The controversial Investigatory Powers Act (2016), nicknamed the Snooper’s charter, has been criticised for giving police and public bodies too much scope but doesn’t go far enough in protecting innocent citizens. Civil rights campaigners argue the controversial law brings unprecedented levels of online surveillance to the UK by extending police powers over internet data, allowing authorities (like the security services) to hack into devices and obtain information to aid cases. In the wake of 2017’s terrorist attacks in London and Manchester, the government ensured social media apps like WhatsApp and Snapchat didn't provide a hiding place for terrorists to communicate with each other, but is this at the expense of people’s privacy? Civil rights campaigners believe the government is fighting a losing battle because they’ll never be able to coerce the global open-source community to comply, whilst others think oversight of current surveillance powers needs to be reformed before any new powers are introduced.

Impact of Brexit

Data protection is unlikely to be foremost in people’s minds when considering the impact of Brexit, whether it be soft or hard, deal or no deal. However, in 2018, the UK government issued a document called: Data protection if there’s no Brexit deal. After Brexit, the UK’s data protection legislation will remain unchanged, since the EU Withdrawal Bill will incorporate the GDPR into UK law. Transfers of personal data from the UK to the EU won’t be affected but transfers of personal data from the EU to the UK will, due to an adequacy decision. The European Commission has stated that if it deems the UK’s level of personal data protection essentially equivalent to that of the EU, it would make an adequacy decision allowing the transfer of personal data to the UK without restrictions. However, the reality is the UK won’t automatically be awarded adequacy status because the ECtHR has criticised the UK’s privacy legislations in the past. Therefore, nothing is certain about the outcome of any Brexit deal, only ambiguity. But one thing remains clear; businesses and universities who act in good faith and justify any changes to business processes and decisions will be less vulnerable than those who do not.

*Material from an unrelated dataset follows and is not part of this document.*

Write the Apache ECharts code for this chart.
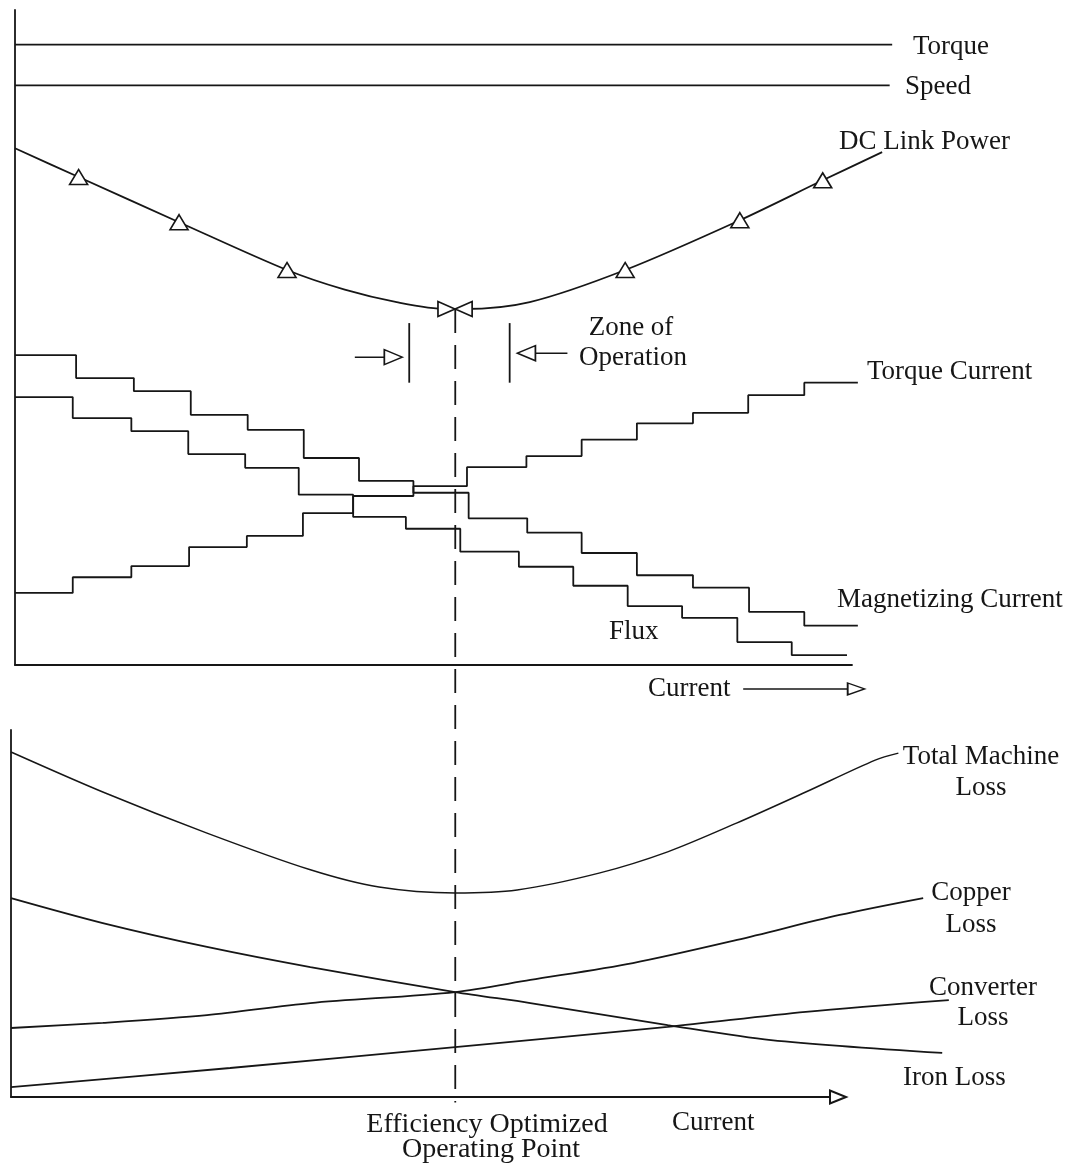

The Montenegro case highlights the importance of employers and universities ensuring that their current surveillance practices are legitimate and whether these could be viewed as supporting a legitimate aim on grounds of safety, theft, damage or protection of property or others, as a failure to do so could leave them susceptible to challenge or in breach of a civil right. Therefore, a business or university must be able to justify any surveillance taken and ensure this only goes as far is as necessary to protect the legitimate business interests. Dr Maria Kendrick, Human Rights Lecturer at City, University of London, says “the more technology is used the more human rights issues we will have, but I think the big question is whether the law can keep up with technological developments or whether people will have their rights infringed first and then the law react afterwards.”